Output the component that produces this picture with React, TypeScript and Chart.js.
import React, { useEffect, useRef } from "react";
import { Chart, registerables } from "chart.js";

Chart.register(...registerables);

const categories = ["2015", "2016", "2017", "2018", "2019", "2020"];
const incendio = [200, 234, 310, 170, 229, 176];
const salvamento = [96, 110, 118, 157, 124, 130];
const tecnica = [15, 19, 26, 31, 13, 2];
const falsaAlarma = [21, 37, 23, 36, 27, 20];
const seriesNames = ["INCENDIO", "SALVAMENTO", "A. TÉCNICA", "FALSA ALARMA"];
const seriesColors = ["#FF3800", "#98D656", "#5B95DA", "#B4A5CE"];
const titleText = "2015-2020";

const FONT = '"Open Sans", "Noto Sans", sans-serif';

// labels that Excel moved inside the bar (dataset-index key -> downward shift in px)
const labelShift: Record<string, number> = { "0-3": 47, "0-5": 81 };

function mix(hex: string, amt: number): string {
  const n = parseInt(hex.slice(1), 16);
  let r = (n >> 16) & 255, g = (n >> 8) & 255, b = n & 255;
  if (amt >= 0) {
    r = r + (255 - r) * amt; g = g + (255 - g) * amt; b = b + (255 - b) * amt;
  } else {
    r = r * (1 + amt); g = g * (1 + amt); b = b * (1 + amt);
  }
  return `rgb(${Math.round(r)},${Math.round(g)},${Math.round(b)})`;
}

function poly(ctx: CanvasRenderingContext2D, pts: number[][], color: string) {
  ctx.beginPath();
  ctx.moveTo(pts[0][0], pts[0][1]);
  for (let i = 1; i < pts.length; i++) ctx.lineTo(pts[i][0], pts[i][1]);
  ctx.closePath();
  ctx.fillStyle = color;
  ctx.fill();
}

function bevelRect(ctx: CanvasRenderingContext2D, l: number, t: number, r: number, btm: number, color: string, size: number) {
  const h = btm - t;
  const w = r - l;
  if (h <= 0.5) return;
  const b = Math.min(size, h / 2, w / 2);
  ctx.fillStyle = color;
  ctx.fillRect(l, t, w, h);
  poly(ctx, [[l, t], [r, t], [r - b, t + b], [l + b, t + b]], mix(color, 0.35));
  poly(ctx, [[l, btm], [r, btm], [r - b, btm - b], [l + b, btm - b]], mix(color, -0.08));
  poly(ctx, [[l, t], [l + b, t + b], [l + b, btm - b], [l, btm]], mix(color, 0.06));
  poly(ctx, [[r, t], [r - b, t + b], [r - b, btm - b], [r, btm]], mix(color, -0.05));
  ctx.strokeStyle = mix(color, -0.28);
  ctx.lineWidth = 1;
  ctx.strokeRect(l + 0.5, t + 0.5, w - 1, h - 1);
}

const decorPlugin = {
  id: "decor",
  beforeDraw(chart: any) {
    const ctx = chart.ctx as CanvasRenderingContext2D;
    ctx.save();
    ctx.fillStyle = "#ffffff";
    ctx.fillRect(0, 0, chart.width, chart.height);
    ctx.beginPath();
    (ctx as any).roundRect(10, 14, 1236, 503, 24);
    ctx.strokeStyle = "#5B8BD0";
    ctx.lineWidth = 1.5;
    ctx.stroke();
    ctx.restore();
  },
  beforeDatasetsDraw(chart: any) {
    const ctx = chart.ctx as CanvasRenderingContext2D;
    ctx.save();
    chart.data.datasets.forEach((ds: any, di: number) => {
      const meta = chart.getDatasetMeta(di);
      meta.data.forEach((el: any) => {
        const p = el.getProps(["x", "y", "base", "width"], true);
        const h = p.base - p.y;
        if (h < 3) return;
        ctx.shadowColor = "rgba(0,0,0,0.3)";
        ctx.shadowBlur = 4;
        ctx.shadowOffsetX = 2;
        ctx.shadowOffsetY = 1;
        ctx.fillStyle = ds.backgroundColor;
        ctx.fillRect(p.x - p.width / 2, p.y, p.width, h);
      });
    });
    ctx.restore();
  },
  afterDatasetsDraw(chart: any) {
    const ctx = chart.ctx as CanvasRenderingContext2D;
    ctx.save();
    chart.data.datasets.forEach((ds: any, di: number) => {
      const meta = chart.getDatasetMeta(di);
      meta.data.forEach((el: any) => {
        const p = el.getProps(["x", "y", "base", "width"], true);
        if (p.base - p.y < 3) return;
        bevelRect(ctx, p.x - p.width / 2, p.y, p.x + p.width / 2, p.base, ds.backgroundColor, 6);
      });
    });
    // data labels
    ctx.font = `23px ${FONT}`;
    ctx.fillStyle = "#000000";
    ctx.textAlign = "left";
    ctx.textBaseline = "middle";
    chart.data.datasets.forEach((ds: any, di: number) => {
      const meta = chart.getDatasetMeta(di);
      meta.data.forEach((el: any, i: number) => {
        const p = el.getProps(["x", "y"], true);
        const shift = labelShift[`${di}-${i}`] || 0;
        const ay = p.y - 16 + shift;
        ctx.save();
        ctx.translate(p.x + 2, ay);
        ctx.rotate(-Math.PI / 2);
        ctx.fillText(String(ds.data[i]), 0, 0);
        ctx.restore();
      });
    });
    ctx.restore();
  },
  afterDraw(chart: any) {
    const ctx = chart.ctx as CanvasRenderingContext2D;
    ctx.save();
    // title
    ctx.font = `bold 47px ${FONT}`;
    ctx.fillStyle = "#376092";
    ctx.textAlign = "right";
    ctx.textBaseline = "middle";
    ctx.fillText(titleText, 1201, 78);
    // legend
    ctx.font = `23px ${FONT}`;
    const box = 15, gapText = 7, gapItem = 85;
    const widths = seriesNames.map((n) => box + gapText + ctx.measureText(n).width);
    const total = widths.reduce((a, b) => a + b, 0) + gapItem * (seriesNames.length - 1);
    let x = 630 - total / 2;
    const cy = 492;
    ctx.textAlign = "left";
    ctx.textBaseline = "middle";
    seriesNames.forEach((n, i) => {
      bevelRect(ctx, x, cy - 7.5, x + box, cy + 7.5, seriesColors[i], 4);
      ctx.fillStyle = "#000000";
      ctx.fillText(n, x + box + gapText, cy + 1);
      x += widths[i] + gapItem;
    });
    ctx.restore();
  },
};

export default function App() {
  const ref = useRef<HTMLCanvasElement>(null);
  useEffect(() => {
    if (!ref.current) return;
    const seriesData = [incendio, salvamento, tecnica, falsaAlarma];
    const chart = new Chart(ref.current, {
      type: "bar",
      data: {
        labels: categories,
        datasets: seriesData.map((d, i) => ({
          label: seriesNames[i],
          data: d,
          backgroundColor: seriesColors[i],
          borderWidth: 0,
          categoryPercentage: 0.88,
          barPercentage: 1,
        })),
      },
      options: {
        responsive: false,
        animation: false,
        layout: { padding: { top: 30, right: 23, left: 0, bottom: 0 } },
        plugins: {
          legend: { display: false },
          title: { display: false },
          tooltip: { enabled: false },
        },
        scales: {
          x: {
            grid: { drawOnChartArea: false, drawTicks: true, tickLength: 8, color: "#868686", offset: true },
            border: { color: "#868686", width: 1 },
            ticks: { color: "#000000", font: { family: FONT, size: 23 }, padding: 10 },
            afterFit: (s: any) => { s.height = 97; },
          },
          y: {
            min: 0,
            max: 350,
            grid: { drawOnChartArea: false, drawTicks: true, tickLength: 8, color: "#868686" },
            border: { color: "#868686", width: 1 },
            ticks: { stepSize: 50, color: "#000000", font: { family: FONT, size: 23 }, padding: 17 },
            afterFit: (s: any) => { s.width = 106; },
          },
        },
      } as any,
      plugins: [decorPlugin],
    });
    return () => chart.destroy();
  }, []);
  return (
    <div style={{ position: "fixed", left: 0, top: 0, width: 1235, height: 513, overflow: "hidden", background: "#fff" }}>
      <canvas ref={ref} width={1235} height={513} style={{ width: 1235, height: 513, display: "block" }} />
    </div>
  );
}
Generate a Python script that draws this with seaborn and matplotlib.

GIVEN PROBLEM:
Print the listing above from its first line through the line with "Chart.register(...registerables);", and stop there.

ANSWER TO THIS EXERCISE:
Output the component that produces this picture with React, TypeScript and Chart.js.
import React, { useEffect, useRef } from "react";
import { Chart, registerables } from "chart.js";

Chart.register(...registerables);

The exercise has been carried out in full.